>> Start INPUT ROWS

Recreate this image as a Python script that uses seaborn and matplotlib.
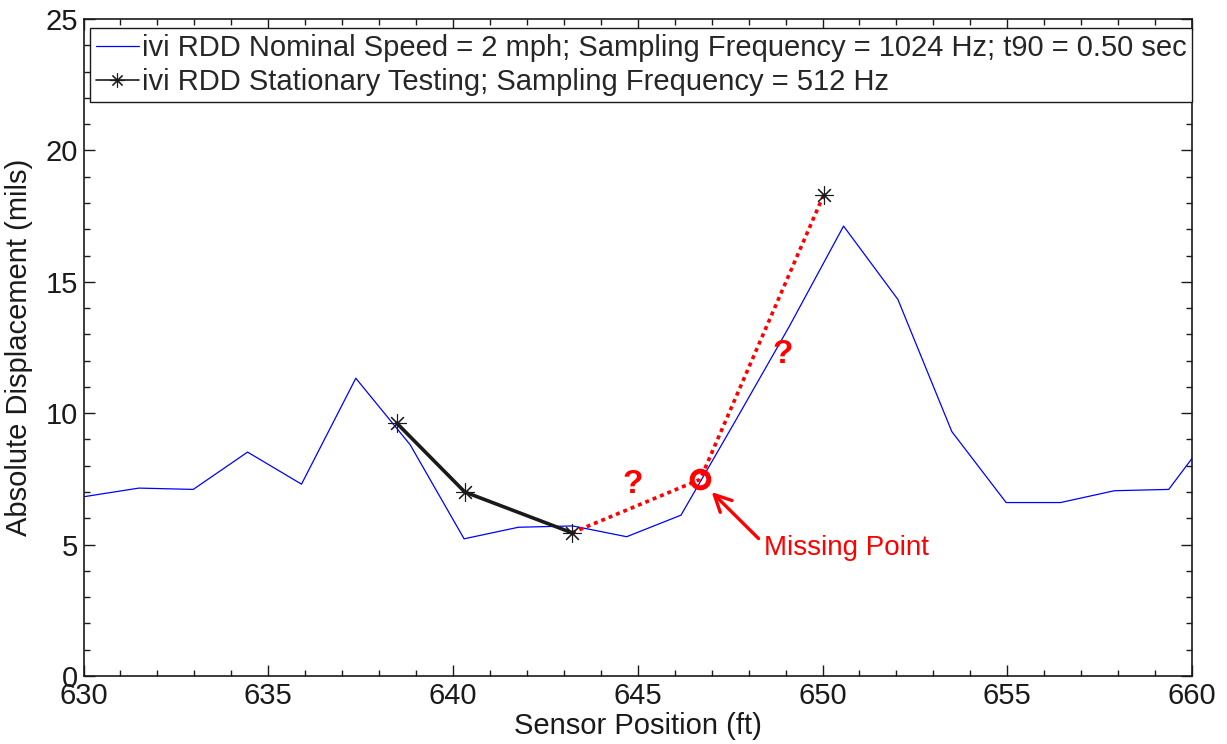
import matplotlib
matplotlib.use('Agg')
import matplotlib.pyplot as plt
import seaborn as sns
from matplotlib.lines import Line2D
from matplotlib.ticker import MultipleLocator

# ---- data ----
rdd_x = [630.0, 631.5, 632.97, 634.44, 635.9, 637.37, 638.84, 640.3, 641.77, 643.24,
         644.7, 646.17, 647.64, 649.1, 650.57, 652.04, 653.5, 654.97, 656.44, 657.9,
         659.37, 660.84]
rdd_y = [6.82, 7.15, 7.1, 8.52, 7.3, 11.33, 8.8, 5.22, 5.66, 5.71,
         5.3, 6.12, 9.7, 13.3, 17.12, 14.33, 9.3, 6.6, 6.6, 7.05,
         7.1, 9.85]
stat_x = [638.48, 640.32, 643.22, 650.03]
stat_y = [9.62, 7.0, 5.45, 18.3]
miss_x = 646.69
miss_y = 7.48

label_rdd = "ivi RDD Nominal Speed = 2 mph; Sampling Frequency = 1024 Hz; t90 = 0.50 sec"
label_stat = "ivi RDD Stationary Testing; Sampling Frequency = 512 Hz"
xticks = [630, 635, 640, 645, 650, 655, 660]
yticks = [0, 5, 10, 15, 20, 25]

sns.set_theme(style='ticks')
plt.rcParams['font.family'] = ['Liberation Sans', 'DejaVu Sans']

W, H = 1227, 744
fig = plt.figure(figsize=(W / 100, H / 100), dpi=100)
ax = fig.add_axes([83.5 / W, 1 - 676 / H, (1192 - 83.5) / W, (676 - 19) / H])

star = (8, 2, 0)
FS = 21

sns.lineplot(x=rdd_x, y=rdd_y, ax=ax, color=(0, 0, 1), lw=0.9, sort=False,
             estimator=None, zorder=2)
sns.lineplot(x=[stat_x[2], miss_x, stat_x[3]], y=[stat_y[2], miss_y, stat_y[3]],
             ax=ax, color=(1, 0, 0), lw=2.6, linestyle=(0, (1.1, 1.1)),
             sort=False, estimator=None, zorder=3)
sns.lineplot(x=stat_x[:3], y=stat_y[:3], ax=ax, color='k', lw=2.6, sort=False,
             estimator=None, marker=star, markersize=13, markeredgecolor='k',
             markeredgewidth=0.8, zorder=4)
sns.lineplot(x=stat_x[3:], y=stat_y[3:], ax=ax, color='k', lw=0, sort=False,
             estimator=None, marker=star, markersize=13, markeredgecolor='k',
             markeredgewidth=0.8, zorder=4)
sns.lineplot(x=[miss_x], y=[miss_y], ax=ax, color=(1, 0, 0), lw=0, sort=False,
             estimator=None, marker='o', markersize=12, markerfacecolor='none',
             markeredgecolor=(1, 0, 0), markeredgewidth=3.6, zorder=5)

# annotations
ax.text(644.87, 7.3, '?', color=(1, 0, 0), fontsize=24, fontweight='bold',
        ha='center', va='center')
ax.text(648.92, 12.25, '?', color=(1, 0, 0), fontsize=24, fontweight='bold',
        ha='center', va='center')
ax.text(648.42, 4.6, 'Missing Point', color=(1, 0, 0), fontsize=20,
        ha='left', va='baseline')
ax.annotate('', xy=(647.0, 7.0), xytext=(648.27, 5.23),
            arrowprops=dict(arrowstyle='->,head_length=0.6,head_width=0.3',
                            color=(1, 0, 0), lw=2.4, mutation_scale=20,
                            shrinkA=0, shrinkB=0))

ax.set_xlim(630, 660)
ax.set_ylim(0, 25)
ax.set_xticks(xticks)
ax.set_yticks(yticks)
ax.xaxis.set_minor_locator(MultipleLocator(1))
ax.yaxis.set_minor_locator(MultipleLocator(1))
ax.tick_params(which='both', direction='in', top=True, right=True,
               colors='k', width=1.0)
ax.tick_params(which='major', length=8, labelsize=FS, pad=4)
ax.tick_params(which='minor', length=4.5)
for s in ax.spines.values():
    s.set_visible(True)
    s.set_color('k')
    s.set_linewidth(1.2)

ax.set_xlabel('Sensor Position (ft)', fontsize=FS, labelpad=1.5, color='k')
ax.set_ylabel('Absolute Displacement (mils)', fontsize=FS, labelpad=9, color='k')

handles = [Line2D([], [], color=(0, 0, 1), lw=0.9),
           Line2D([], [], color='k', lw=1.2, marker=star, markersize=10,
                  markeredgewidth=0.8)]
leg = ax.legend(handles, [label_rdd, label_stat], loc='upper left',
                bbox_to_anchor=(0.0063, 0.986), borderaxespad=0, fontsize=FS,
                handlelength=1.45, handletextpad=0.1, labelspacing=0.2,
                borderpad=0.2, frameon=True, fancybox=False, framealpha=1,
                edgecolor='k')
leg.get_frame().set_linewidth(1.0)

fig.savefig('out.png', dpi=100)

>> End INPUT ROWS
>> Start INPUT ROWS

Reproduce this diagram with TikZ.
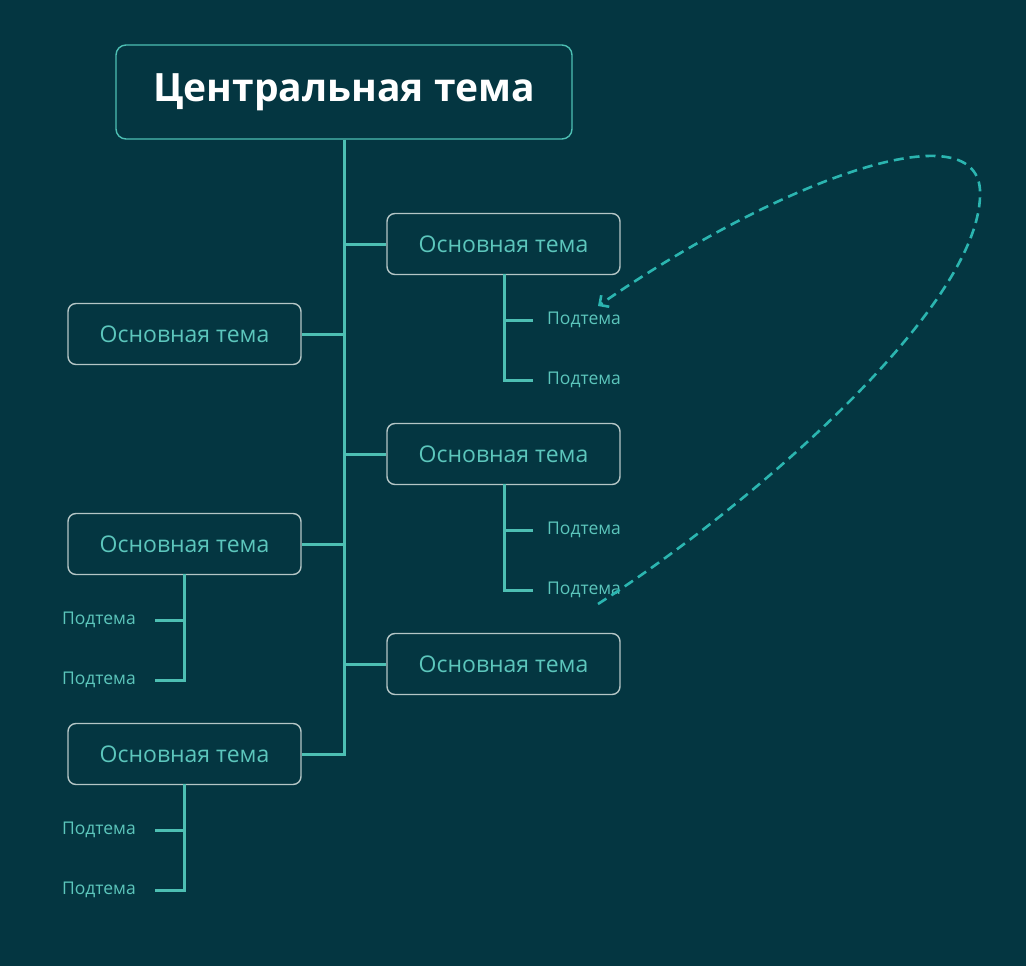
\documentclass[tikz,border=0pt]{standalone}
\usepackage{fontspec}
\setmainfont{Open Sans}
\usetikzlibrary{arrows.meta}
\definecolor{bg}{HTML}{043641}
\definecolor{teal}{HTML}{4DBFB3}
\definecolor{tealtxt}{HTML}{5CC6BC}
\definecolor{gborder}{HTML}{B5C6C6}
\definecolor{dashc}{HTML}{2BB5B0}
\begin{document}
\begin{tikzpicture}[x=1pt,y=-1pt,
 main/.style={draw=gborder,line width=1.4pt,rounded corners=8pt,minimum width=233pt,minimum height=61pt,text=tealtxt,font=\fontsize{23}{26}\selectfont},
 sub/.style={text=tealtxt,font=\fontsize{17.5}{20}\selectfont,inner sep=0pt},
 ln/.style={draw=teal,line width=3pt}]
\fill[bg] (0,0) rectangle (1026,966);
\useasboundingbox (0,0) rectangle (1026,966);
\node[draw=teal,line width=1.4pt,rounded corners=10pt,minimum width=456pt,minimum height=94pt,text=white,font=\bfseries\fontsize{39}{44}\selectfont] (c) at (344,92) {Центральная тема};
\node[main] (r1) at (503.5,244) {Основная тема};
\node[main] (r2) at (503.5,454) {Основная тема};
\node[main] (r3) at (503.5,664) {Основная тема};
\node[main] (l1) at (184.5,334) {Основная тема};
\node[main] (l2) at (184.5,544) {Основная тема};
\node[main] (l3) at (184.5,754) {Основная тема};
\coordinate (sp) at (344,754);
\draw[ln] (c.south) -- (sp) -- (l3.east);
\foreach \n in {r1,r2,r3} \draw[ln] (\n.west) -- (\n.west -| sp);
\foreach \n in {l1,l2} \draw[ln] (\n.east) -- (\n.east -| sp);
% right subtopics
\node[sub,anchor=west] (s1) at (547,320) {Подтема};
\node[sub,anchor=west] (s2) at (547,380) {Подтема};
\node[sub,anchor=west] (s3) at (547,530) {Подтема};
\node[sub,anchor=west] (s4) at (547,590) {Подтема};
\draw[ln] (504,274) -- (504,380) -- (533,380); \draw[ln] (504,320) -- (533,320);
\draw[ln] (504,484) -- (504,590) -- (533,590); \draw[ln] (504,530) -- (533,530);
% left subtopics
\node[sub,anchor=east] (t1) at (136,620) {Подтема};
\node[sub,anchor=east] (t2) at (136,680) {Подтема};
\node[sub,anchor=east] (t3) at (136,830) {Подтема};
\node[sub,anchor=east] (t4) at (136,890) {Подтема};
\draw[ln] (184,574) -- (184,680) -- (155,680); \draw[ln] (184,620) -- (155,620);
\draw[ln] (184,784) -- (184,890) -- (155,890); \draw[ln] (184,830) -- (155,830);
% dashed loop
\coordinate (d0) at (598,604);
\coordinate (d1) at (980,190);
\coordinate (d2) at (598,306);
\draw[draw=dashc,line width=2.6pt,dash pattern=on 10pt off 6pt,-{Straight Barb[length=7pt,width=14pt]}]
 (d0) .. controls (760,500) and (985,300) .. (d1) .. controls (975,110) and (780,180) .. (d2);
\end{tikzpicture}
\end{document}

>> End INPUT ROWS
>> Start INPUT ROWS

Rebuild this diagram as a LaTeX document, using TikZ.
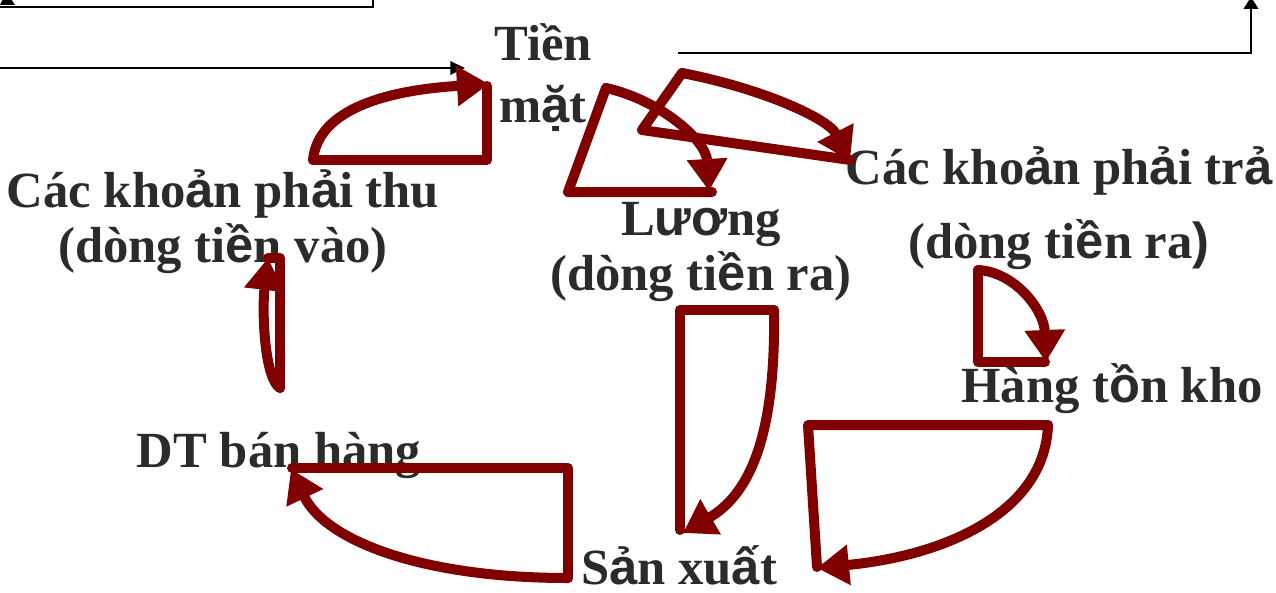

>> End INPUT ROWS

--- EXERCISE AIM ---
Using the data above, extract exactly the lines from the one containing "Recreate this image" through the one containing "from matplotlib.ticker import MultipleLocator". Pictures are left out.

--- FINISHED ANSWER ---
Recreate this image as a Python script that uses seaborn and matplotlib.
import matplotlib
matplotlib.use('Agg')
import matplotlib.pyplot as plt
import seaborn as sns
from matplotlib.lines import Line2D
from matplotlib.ticker import MultipleLocator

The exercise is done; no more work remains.